--- Begin ---

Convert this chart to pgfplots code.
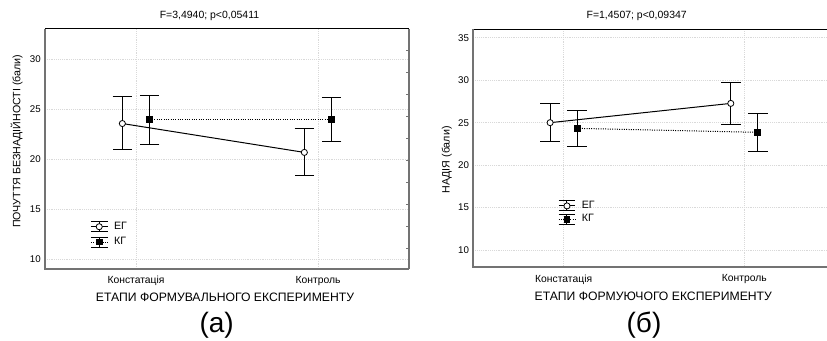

--- End ---
--- Begin ---

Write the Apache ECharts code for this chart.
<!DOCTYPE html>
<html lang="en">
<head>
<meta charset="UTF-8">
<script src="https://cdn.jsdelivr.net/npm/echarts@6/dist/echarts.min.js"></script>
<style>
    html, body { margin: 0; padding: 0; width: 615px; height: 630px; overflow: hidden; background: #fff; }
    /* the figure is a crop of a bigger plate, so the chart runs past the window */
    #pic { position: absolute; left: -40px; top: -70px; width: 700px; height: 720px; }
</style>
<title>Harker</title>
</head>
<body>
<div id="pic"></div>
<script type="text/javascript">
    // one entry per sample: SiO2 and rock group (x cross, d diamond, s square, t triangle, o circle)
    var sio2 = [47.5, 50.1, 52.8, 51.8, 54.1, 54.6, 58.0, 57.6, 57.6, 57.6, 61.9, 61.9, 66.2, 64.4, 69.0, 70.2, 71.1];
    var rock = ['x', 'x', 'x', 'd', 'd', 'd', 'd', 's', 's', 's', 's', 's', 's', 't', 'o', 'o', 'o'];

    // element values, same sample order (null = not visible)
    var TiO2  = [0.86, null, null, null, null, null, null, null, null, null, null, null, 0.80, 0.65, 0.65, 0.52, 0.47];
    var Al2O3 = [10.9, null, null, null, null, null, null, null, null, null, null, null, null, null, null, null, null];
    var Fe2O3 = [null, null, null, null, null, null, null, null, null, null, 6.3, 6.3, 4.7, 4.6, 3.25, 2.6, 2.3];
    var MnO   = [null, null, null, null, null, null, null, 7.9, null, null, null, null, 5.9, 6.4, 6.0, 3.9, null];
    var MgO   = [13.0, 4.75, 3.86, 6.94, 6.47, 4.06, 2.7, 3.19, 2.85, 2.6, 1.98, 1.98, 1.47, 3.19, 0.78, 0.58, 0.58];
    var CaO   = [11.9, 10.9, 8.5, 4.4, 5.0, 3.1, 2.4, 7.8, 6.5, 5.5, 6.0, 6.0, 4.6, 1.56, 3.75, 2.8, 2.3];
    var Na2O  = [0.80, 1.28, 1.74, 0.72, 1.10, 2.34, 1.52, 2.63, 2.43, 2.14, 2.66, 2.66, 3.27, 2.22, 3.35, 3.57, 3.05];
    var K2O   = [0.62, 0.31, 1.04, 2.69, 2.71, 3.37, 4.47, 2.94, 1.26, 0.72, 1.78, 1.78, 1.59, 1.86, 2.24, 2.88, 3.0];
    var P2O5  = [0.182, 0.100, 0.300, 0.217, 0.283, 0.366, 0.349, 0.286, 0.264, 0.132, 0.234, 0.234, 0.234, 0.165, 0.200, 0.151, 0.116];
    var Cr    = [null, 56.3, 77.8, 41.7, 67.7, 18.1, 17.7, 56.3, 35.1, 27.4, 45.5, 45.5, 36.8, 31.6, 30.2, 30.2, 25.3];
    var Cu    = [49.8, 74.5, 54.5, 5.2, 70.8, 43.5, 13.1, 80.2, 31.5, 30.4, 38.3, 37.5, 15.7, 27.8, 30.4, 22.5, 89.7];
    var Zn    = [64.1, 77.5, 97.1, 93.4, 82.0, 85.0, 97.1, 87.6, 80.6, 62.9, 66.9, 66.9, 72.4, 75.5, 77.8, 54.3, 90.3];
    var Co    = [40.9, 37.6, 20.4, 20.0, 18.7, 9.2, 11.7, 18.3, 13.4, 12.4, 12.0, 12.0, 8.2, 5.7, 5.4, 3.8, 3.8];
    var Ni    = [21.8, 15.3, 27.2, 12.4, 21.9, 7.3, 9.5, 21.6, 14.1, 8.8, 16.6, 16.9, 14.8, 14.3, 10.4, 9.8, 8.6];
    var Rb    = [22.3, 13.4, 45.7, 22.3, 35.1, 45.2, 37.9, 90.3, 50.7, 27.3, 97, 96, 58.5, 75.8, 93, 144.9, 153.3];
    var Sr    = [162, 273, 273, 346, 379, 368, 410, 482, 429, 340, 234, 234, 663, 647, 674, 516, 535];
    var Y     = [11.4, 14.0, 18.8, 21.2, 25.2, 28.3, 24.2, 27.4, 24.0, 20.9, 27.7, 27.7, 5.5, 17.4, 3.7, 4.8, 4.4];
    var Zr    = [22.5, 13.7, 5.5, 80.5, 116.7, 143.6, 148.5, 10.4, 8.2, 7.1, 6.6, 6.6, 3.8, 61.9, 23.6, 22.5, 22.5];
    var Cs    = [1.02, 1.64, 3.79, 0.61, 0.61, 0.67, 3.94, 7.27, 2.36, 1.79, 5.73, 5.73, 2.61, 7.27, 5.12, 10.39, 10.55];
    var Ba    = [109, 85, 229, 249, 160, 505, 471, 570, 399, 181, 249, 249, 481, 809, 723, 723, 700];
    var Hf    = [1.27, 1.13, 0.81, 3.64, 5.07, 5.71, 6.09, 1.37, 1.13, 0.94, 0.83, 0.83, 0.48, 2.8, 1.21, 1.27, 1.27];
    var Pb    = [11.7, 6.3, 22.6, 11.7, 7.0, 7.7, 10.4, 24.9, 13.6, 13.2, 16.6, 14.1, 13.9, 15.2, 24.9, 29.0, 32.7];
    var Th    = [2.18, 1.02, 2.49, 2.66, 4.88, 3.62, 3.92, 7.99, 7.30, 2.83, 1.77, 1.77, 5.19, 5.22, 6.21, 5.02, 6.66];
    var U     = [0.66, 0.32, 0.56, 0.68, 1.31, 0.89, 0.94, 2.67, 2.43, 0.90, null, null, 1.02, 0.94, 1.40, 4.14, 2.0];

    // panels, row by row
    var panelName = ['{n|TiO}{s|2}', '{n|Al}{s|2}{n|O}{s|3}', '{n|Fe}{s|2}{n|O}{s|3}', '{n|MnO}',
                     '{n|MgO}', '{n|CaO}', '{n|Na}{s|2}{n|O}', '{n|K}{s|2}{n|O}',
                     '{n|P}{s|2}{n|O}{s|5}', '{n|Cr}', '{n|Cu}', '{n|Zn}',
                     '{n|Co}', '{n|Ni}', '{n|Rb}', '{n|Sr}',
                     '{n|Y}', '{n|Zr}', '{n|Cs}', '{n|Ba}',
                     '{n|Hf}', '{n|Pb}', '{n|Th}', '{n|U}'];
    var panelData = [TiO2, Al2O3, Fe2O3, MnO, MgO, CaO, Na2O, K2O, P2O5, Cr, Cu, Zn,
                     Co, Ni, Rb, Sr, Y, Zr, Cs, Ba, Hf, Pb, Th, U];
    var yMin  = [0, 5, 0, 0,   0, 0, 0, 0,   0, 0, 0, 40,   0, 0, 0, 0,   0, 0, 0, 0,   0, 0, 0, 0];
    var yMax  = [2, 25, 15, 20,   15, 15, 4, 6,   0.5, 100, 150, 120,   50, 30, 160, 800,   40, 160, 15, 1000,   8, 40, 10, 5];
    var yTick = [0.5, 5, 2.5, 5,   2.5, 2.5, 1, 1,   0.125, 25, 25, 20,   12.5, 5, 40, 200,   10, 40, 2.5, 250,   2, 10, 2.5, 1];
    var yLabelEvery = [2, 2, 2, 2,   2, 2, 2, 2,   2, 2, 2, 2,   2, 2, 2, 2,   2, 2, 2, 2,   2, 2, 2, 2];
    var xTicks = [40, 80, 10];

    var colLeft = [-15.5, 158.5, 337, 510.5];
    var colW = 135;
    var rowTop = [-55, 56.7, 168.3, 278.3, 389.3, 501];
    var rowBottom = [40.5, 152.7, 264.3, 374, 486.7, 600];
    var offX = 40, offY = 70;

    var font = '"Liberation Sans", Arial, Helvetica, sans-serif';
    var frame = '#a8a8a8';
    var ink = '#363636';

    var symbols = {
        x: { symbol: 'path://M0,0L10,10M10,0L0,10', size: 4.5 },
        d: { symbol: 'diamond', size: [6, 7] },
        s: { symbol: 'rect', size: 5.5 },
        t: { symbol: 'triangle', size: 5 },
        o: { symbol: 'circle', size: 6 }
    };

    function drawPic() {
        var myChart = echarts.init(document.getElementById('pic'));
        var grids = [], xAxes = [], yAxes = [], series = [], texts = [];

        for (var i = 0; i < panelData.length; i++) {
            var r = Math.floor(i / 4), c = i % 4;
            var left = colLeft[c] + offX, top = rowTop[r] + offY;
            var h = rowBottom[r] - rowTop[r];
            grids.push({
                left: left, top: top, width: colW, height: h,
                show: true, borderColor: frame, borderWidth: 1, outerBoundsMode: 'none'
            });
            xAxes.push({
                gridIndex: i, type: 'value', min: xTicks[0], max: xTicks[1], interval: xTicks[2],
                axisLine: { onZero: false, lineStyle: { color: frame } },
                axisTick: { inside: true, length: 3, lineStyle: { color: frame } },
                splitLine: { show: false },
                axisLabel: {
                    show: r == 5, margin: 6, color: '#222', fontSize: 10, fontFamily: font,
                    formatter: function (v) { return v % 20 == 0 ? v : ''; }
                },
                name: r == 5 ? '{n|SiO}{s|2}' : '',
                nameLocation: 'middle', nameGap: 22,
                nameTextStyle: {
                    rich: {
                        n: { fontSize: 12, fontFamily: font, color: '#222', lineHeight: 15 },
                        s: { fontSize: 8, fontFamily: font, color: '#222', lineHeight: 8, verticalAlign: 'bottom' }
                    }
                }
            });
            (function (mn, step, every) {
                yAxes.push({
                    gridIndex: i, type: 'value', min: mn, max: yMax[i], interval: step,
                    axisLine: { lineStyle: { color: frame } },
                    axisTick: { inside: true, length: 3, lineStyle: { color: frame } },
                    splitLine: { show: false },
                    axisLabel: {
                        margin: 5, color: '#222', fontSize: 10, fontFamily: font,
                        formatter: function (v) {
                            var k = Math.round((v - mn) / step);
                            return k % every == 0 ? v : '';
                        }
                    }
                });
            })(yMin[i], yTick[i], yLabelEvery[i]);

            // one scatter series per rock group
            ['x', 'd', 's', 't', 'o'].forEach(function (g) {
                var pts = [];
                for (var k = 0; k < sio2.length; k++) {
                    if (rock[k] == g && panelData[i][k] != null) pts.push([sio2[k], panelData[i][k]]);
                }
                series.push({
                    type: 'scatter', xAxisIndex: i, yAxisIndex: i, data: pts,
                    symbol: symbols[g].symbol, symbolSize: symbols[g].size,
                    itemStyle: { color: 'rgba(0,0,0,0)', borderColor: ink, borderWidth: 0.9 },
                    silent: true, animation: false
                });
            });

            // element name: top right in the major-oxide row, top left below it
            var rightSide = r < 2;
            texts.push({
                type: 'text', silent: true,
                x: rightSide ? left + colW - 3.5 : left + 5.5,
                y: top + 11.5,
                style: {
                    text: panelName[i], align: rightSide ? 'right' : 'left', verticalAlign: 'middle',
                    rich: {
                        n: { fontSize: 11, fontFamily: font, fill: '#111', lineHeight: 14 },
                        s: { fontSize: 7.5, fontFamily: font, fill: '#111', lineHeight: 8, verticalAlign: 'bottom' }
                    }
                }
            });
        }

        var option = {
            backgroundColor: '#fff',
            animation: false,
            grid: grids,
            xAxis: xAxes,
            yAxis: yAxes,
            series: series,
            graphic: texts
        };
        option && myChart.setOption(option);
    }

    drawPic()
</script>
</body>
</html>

--- End ---
--- Begin ---

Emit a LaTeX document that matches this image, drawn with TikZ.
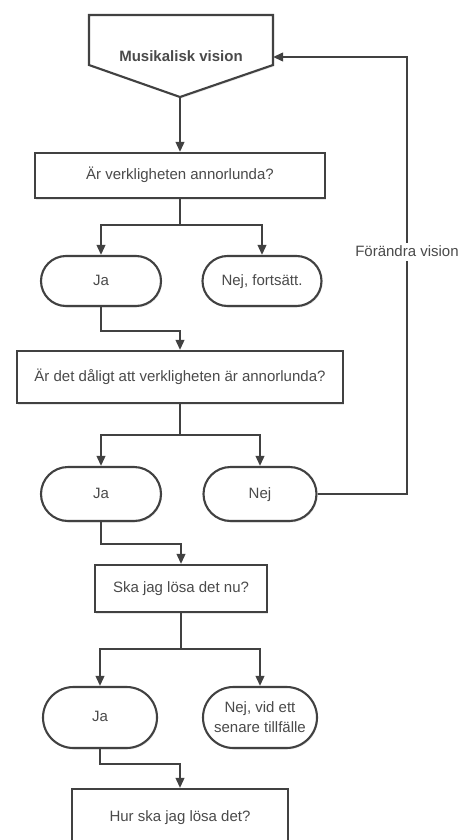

--- End ---

_EXERCISE GOAL:_
In the material above, find each line that contains the word "this", and select it.

_EXERCISE ANSWER:_
Convert this chart to pgfplots code.
Write the Apache ECharts code for this chart.
Emit a LaTeX document that matches this image, drawn with TikZ.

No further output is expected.